Many integrated development environments also support running Jupyter notebooks out of the box or via a plugin. If you have one installed, you may want to consult its docs or marketplace.

🐜 Known bugs

OpenAlex is a very useful open scholarly database, but it is still evolving. As such, executing the notebooks at different points in time may yield different results, and bugs may appear which were not present in January 2023 when this data was downloaded and processed. To be as transparent as possible, we will list problems that arise when executing the notebooks here as we become aware of them:

Some time soon

The field host_venue of an OpenAlex work object is deprecated.

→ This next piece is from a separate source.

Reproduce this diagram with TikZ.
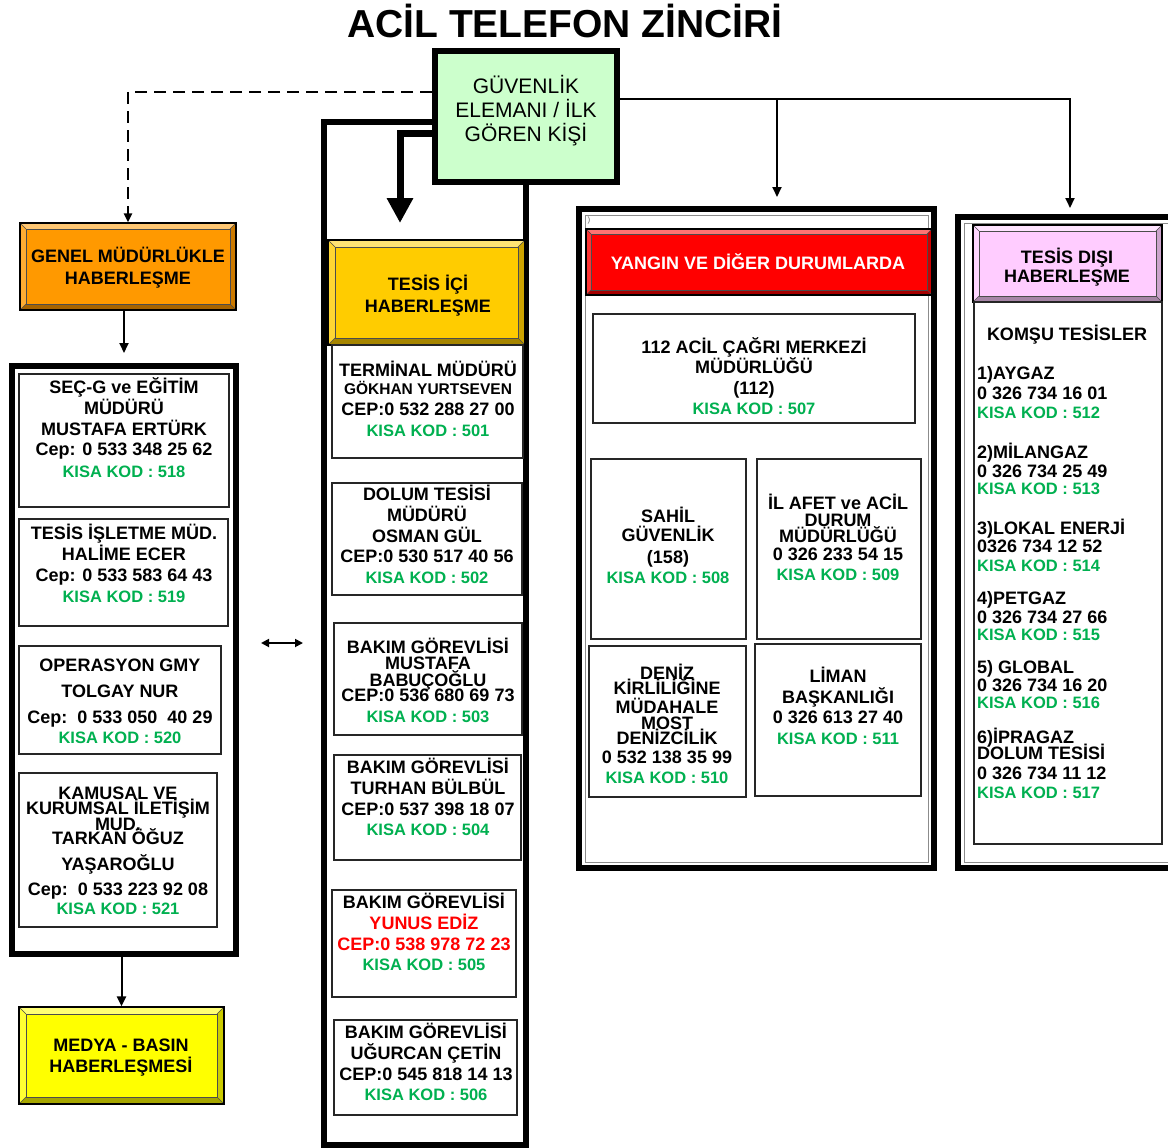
\documentclass[tikz,border=0pt]{standalone}
\usepackage{fontspec}
\setmainfont{Liberation Sans}
\usetikzlibrary{arrows.meta,fit}
\definecolor{kgreen}{RGB}{0,176,80}
\definecolor{lgreen}{RGB}{204,255,204}
\definecolor{orng}{RGB}{255,153,0}
\definecolor{goldh}{RGB}{255,204,0}
\definecolor{pinkh}{RGB}{255,204,255}
\definecolor{yelh}{RGB}{255,255,0}
\definecolor{redh}{RGB}{255,0,0}
\tikzset{
  tbase/.style={inner sep=0pt, anchor=base},
  txt/.style={tbase, font=\bfseries\fontsize{18}{18}\selectfont, yshift=-6.5pt},
  rtxt/.style={txt, text=red},
  htxt/.style={txt, text=white},
  kod/.style={tbase, font=\bfseries\fontsize{16.5}{16.5}\selectfont, text=kgreen, yshift=-6pt},
  sml/.style={tbase, font=\bfseries\fontsize{15.5}{15.5}\selectfont, yshift=-5.5pt},
  ltxt/.style={txt, anchor=base west},
  lkod/.style={kod, anchor=base west},
  gtxt/.style={tbase, font=\fontsize{21}{21}\selectfont, yshift=-7.5pt},
  titlef/.style={tbase, font=\bfseries\fontsize{39}{39}\selectfont},
  tinyf/.style={tbase, font=\fontsize{8}{8}\selectfont, text=black!60},
  tbox/.style={draw=black, line width=6pt, inner sep=0pt},
  pbox/.style={draw=black!85, line width=1.3pt, inner sep=0pt, fill=white},
  ibox/.style={draw=black!45, line width=0.8pt, inner sep=0pt},
  conn/.style={line width=2pt, -{Triangle[length=10pt,width=9pt]}},
}
\newcounter{tlc}
\newcommand\tline[4][txt]{\stepcounter{tlc}\edef\tlname{L\arabic{tlc}}\node[#1] (\tlname) at (#2,#3) {#4};}
\newcommand\bevbox[7]{%
  \fill[#6!65!black] (#2,#3) rectangle (#4,#5);
  \fill[#6!55!white] (#2,#3) -- (#4,#3) -- ({#4-#7},{#3+#7}) -- ({#2+#7},{#3+#7}) -- cycle;
  \fill[#6!80!white] (#2,#3) -- ({#2+#7},{#3+#7}) -- ({#2+#7},{#5-#7}) -- (#2,#5) -- cycle;
  \fill[#6!80!black] (#4,#3) -- (#4,#5) -- ({#4-#7},{#5-#7}) -- ({#4-#7},{#3+#7}) -- cycle;
  \fill[#6] ({#2+#7},{#3+#7}) rectangle ({#4-#7},{#5-#7});
  \draw[black!70, line width=0.6pt] (#2,#3) -- ({#2+#7},{#3+#7}) (#4,#3) -- ({#4-#7},{#3+#7})
     (#2,#5) -- ({#2+#7},{#5-#7}) (#4,#5) -- ({#4-#7},{#5-#7});
  \draw[black!70, line width=0.6pt] ({#2+#7},{#3+#7}) rectangle ({#4-#7},{#5-#7});
  \node[draw=black, line width=1.2pt, inner sep=0pt, fit={(#2,#3) (#4,#5)}] (#1) {};
}
\begin{document}
\begin{tikzpicture}[x=1pt,y=-1pt]
\useasboundingbox (0,0) rectangle (1168,1148);
% title
\node[titlef] (title) at (565,38) {ACİL TELEFON ZİNCİRİ};

% outer frames
\node[tbox, fit={(12,366) (236,954)}] (lout) {};
\node[tbox, fit={(324,121.5) (525.5,1145)}] (mout) {};
\node[tbox, fit={(579,209) (934,868)}] (yout) {};
\node[ibox, fit={(585,215) (928,862)}] (yin) {};
\node[tbox, fit={(958,217) (1180,868)}] (dout) {};
\node[ibox, fit={(964,223) (1180,862)}] (din) {};

% headers
\bevbox{orange}{20}{223}{236}{310}{orng}{6}
\tline{128}{256}{GENEL MÜDÜRLÜKLE}
\tline{128}{278}{HABERLEŞME}
\bevbox{medya}{19}{1007}{224}{1104}{yelh}{7}
\tline{121}{1045}{MEDYA - BASIN}
\tline{121}{1066}{HABERLEŞMESİ}
\bevbox{icih}{328}{240}{525}{345}{goldh}{7}
\tline{428}{284}{TESİS İÇİ}
\tline{428}{306}{HABERLEŞME}
\bevbox{yangh}{586}{229}{932}{295}{redh}{5}
\tline[htxt]{758}{263}{YANGIN VE DİĞER DURUMLARDA}
\tline[tinyf]{589}{222}{)}
\bevbox{disih}{973}{225}{1162}{302}{pinkh}{6}
\tline{1067}{257}{TESİS DIŞI}
\tline{1067}{276}{HABERLEŞME}

% left column boxes
\node[pbox, fit={(19,374) (229,507)}] (l1) {};
\tline{124}{387}{SEÇ-G ve EĞİTİM}
\tline{124}{408}{MÜDÜRÜ}
\tline{124}{429}{MUSTAFA ERTÜRK}
\tline{124}{449}{Cep: 0 533 348 25 62}
\tline[kod]{124}{471}{KISA KOD : 518}
\node[pbox, fit={(19,519) (228,626)}] (l2) {};
\tline{124}{533}{TESİS İŞLETME MÜD.}
\tline{124}{554}{HALİME ECER}
\tline{124}{575}{Cep: 0 533 583 64 43}
\tline[kod]{124}{596}{KISA KOD : 519}
\node[pbox, fit={(19,646) (221,754)}] (l3) {};
\tline{120}{665}{OPERASYON GMY}
\tline{120}{691}{TOLGAY NUR}
\tline{120}{717}{Cep:\ \ 0 533 050\ \ 40 29}
\tline[kod]{120}{737}{KISA KOD : 520}
\node[pbox, fit={(19,773) (217,927)}] (l4) {};
\tline{118}{793}{KAMUSAL VE}
\tline{118}{808}{KURUMSAL İLETİŞİM}
\tline{118}{824}{MUD.}
\tline{118}{838}{TARKAN ÖĞUZ}
\tline{118}{864}{YAŞAROĞLU}
\tline{118}{889}{Cep:\ \ 0 533 223 92 08}
\tline[kod]{118}{908}{KISA KOD : 521}

% middle column boxes
\node[pbox, fit={(332,345) (523,458)}] (m1) {};
\tline{428}{370}{TERMİNAL MÜDÜRÜ}
\tline[sml]{428}{389}{GÖKHAN YURTSEVEN}
\tline{428}{409}{CEP:0 532 288 27 00}
\tline[kod]{428}{430}{KISA KOD : 501}
\node[pbox, fit={(332,483) (522,595)}] (m2) {};
\tline{427}{494}{DOLUM TESİSİ}
\tline{427}{515}{MÜDÜRÜ}
\tline{427}{536}{OSMAN GÜL}
\tline{427}{556}{CEP:0 530 517 40 56}
\tline[kod]{427}{577}{KISA KOD : 502}
\node[pbox, fit={(334,623) (522,735)}] (m3) {};
\tline{428}{647}{BAKIM GÖREVLİSİ}
\tline{428}{663}{MUSTAFA}
\tline{428}{680}{BABUÇOĞLU}
\tline{428}{695}{CEP:0 536 680 69 73}
\tline[kod]{428}{716}{KISA KOD : 503}
\node[pbox, fit={(334,755) (521,860)}] (m4) {};
\tline{428}{767}{BAKIM GÖREVLİSİ}
\tline{428}{788}{TURHAN BÜLBÜL}
\tline{428}{809}{CEP:0 537 398 18 07}
\tline[kod]{428}{829}{KISA KOD : 504}
\node[pbox, fit={(332,890) (516,997)}] (m5) {};
\tline{424}{902}{BAKIM GÖREVLİSİ}
\tline[rtxt]{424}{923}{YUNUS EDİZ}
\tline[rtxt]{424}{944}{CEP:0 538 978 72 23}
\tline[kod]{424}{964}{KISA KOD : 505}
\node[pbox, fit={(334,1020) (517,1115)}] (m6) {};
\tline{426}{1032}{BAKIM GÖREVLİSİ}
\tline{426}{1053}{UĞURCAN ÇETİN}
\tline{426}{1074}{CEP:0 545 818 14 13}
\tline[kod]{426}{1094}{KISA KOD : 506}

% yangin boxes
\node[pbox, fit={(593,314) (915,423)}] (y1) {};
\tline{754}{347}{112 ACİL ÇAĞRI MERKEZİ}
\tline{754}{367}{MÜDÜRLÜĞÜ}
\tline{754}{388}{(112)}
\tline[kod]{754}{408}{KISA KOD : 507}
\node[pbox, fit={(591,459) (746,639)}] (y2) {};
\tline{668}{516}{SAHİL}
\tline{668}{535}{GÜVENLİK}
\tline{668}{557}{(158)}
\tline[kod]{668}{577}{KISA KOD : 508}
\node[pbox, fit={(757,459) (921,639)}] (y3) {};
\tline{838}{503}{İL AFET ve ACİL}
\tline{838}{520}{DURUM}
\tline{838}{536}{MÜDÜRLÜĞÜ}
\tline{838}{554}{0 326 233 54 15}
\tline[kod]{838}{574}{KISA KOD : 509}
\node[pbox, fit={(589,646) (746,797)}] (y4) {};
\tline{667}{673}{DENİZ}
\tline{667}{688}{KİRLİLİĞİNE}
\tline{667}{707}{MÜDAHALE}
\tline{667}{723}{MOST}
\tline{667}{738}{DENİZCİLİK}
\tline{667}{757}{0 532 138 35 99}
\tline[kod]{667}{777}{KISA KOD : 510}
\node[pbox, fit={(755,644) (921,796)}] (y5) {};
\tline{838}{676}{LİMAN}
\tline{838}{697}{BAŞKANLIĞI}
\tline{838}{717}{0 326 613 27 40}
\tline[kod]{838}{738}{KISA KOD : 511}

% tesis disi
\node[pbox, fit={(974,302) (1162,844)}] (d1) {};
\tline{1067}{334}{KOMŞU TESİSLER}
\tline[ltxt]{977}{373}{1)AYGAZ}
\tline[ltxt]{977}{393}{0 326 734 16 01}
\tline[lkod]{977}{412}{KISA KOD : 512}
\tline[ltxt]{977}{452}{2)MİLANGAZ}
\tline[ltxt]{977}{471}{0 326 734 25 49}
\tline[lkod]{977}{488}{KISA KOD : 513}
\tline[ltxt]{977}{528}{3)LOKAL ENERJİ}
\tline[ltxt]{977}{546}{0326 734 12 52}
\tline[lkod]{977}{565}{KISA KOD : 514}
\tline[ltxt]{977}{598}{4)PETGAZ}
\tline[ltxt]{977}{617}{0 326 734 27 66}
\tline[lkod]{977}{634}{KISA KOD : 515}
\tline[ltxt]{977}{667}{5) GLOBAL}
\tline[ltxt]{977}{685}{0 326 734 16 20}
\tline[lkod]{977}{702}{KISA KOD : 516}
\tline[ltxt]{977}{737}{6)İPRAGAZ}
\tline[ltxt]{977}{753}{DOLUM TESİSİ}
\tline[ltxt]{977}{773}{0 326 734 11 12}
\tline[lkod]{977}{792}{KISA KOD : 517}

% green source box
\node[draw=black, line width=6pt, fill=lgreen, inner sep=0pt, fit={(435,51) (617,182)}] (green) {};
\tline[gtxt]{526}{86}{GÜVENLİK}
\tline[gtxt]{526}{110}{ELEMANI / İLK}
\tline[gtxt]{526}{134}{GÖREN KİŞİ}

% connectors
\coordinate (tipA) at (400,223);
\coordinate (tipR) at (1070,208);
\coordinate (brM) at (777,99.5);
\coordinate (tipM) at (777,197);
\coordinate (dA) at (261,643);
\coordinate (dB) at (303,643);
\draw[line width=2pt, dash pattern=on 12pt off 7pt, -{Triangle[length=9pt,width=8pt]}]
  ([yshift=24.5pt]green.west) -| (orange.north);
\draw[line width=7pt, -{Triangle[length=25pt,width=25pt]}] ([yshift=-17pt]green.west) -| (tipA);
\draw[conn] ([yshift=17pt]green.east) -| (tipR);
\draw[conn] (brM) -- (tipM);
\draw[conn, shorten >=10pt] (orange.south -| lout.north) -- (lout.north);
\draw[conn] (lout.south -| medya.north) -- (medya.north);
\draw[line width=1.8pt, {Triangle[length=8pt,width=8pt]}-{Triangle[length=8pt,width=8pt]}] (dA) -- (dB);
\end{tikzpicture}
\end{document}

We use it to extract the publisher, journal and issn of each reference and publication. The notebook will have to be adapted to use the new field primary_location instead.

2023-04-16

We noticed that some references do not exist anymore in OpenAlex. For example the OpenAlex ID "W4362225795" is referenced in other works, but querying OpenAlex for the entity results in a "404-not found" error. We notified the OpenAlex support about it (support ID #241).

2023-04-13

We noticed that there is a difference between retrieved and expected references. Some requests to the OpenAlex API fetching 50 references using the approach outlined in the OurResearch blog did not return 50 entities but 49 or sometimes 48. We notified the OpenAlex support about it (support ID #238).